## The task:
Transcribe the data in full and exactly, omitting any pictures.
○ ○ ○ ○ ○
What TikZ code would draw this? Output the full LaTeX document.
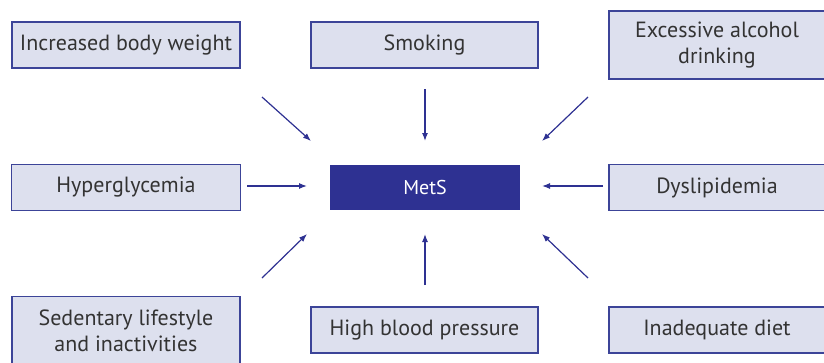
\documentclass[tikz,border=0pt]{standalone}
\usepackage{fontspec}
\setmainfont{PT Sans}
\usetikzlibrary{arrows.meta}
\definecolor{boxfill}{HTML}{DDE0EE}
\definecolor{boxline}{HTML}{3C4498}
\definecolor{metsblue}{HTML}{2E3192}
\definecolor{txtgray}{HTML}{333333}
\tikzset{
  factor/.style={draw=boxline, line width=1.3pt, fill=boxfill, text=txtgray,
    minimum height=46pt, align=center, inner sep=0pt,
    font=\fontsize{22}{26.5}\selectfont},
  centre/.style={fill=metsblue, text=white, minimum width=190pt,
    minimum height=45pt, inner sep=0pt, font=\fontsize{20}{24}\selectfont},
  arr/.style={draw=metsblue, line width=1.2pt, -{Latex[length=8pt,width=6pt]}}
}
\begin{document}
\begin{tikzpicture}[x=1pt,y=-1pt]
    \useasboundingbox (0,0) rectangle (824,362);

    % Centro
    \node[centre] (mets) at (425,187.5) {MetS};

    % Factores de arriba
    \node[factor, minimum width=228pt] (weight) at (126,45) {Increased body weight};
    \node[factor, minimum width=227pt] (smoke) at (424.5,45) {Smoking};
    \node[factor, minimum width=216pt, minimum height=68pt] (alcohol) at (717,45) {Excessive alcohol\\drinking};

    % Factores del medio
    \node[factor, minimum width=229pt] (glyc) at (126,187.5) {Hyperglycemia};
    \node[factor, minimum width=216pt] (lipid) at (717,187.5) {Dyslipidemia};

    % Factores de abajo
    \node[factor, minimum width=228pt, minimum height=68pt, anchor=north] (sedent) at (126,296) {Sedentary lifestyle\\and inactivities};
    \node[factor, minimum width=227pt] (pressure) at (424.5,330) {High blood pressure};
    \node[factor, minimum width=216pt] (diet) at (717,330) {Inadequate diet};

    % Extremos de las flechas
    \coordinate (w0) at (262,97);   \coordinate (w1) at (311,141);
    \coordinate (s0) at (425,89);   \coordinate (s1) at (425,141);
    \coordinate (a0) at (588,97);   \coordinate (a1) at (542,141);
    \coordinate (g0) at (247,186);  \coordinate (g1) at (307,186);
    \coordinate (l0) at (603,186);  \coordinate (l1) at (542,186);
    \coordinate (d0) at (262,278);  \coordinate (d1) at (307,234);
    \coordinate (p0) at (425,285);  \coordinate (p1) at (425,234);
    \coordinate (i0) at (588,278);  \coordinate (i1) at (542,234);

    % Flechas
    \foreach \a/\b in {w0/w1,s0/s1,a0/a1,g0/g1,l0/l1,d0/d1,p0/p1,i0/i1}
      \draw[arr] (\a) -- (\b);
\end{tikzpicture}
\end{document}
○ ○ ○ ○ ○
## Answer to this exercise:
What TikZ code would draw this? Output the full LaTeX document.
\documentclass[tikz,border=0pt]{standalone}
\usepackage{fontspec}
\setmainfont{PT Sans}
\usetikzlibrary{arrows.meta}
\definecolor{boxfill}{HTML}{DDE0EE}
\definecolor{boxline}{HTML}{3C4498}
\definecolor{metsblue}{HTML}{2E3192}
\definecolor{txtgray}{HTML}{333333}
\tikzset{
  factor/.style={draw=boxline, line width=1.3pt, fill=boxfill, text=txtgray,
    minimum height=46pt, align=center, inner sep=0pt,
    font=\fontsize{22}{26.5}\selectfont},
  centre/.style={fill=metsblue, text=white, minimum width=190pt,
    minimum height=45pt, inner sep=0pt, font=\fontsize{20}{24}\selectfont},
  arr/.style={draw=metsblue, line width=1.2pt, -{Latex[length=8pt,width=6pt]}}
}
\begin{document}
\begin{tikzpicture}[x=1pt,y=-1pt]
    \useasboundingbox (0,0) rectangle (824,362);

    % Centro
    \node[centre] (mets) at (425,187.5) {MetS};

    % Factores de arriba
    \node[factor, minimum width=228pt] (weight) at (126,45) {Increased body weight};
    \node[factor, minimum width=227pt] (smoke) at (424.5,45) {Smoking};
    \node[factor, minimum width=216pt, minimum height=68pt] (alcohol) at (717,45) {Excessive alcohol\\drinking};

    % Factores del medio
    \node[factor, minimum width=229pt] (glyc) at (126,187.5) {Hyperglycemia};
    \node[factor, minimum width=216pt] (lipid) at (717,187.5) {Dyslipidemia};

    % Factores de abajo
    \node[factor, minimum width=228pt, minimum height=68pt, anchor=north] (sedent) at (126,296) {Sedentary lifestyle\\and inactivities};
    \node[factor, minimum width=227pt] (pressure) at (424.5,330) {High blood pressure};
    \node[factor, minimum width=216pt] (diet) at (717,330) {Inadequate diet};

    % Extremos de las flechas
    \coordinate (w0) at (262,97);   \coordinate (w1) at (311,141);
    \coordinate (s0) at (425,89);   \coordinate (s1) at (425,141);
    \coordinate (a0) at (588,97);   \coordinate (a1) at (542,141);
    \coordinate (g0) at (247,186);  \coordinate (g1) at (307,186);
    \coordinate (l0) at (603,186);  \coordinate (l1) at (542,186);
    \coordinate (d0) at (262,278);  \coordinate (d1) at (307,234);
    \coordinate (p0) at (425,285);  \coordinate (p1) at (425,234);
    \coordinate (i0) at (588,278);  \coordinate (i1) at (542,234);

    % Flechas
    \foreach \a/\b in {w0/w1,s0/s1,a0/a1,g0/g1,l0/l1,d0/d1,p0/p1,i0/i1}
      \draw[arr] (\a) -- (\b);
\end{tikzpicture}
\end{document}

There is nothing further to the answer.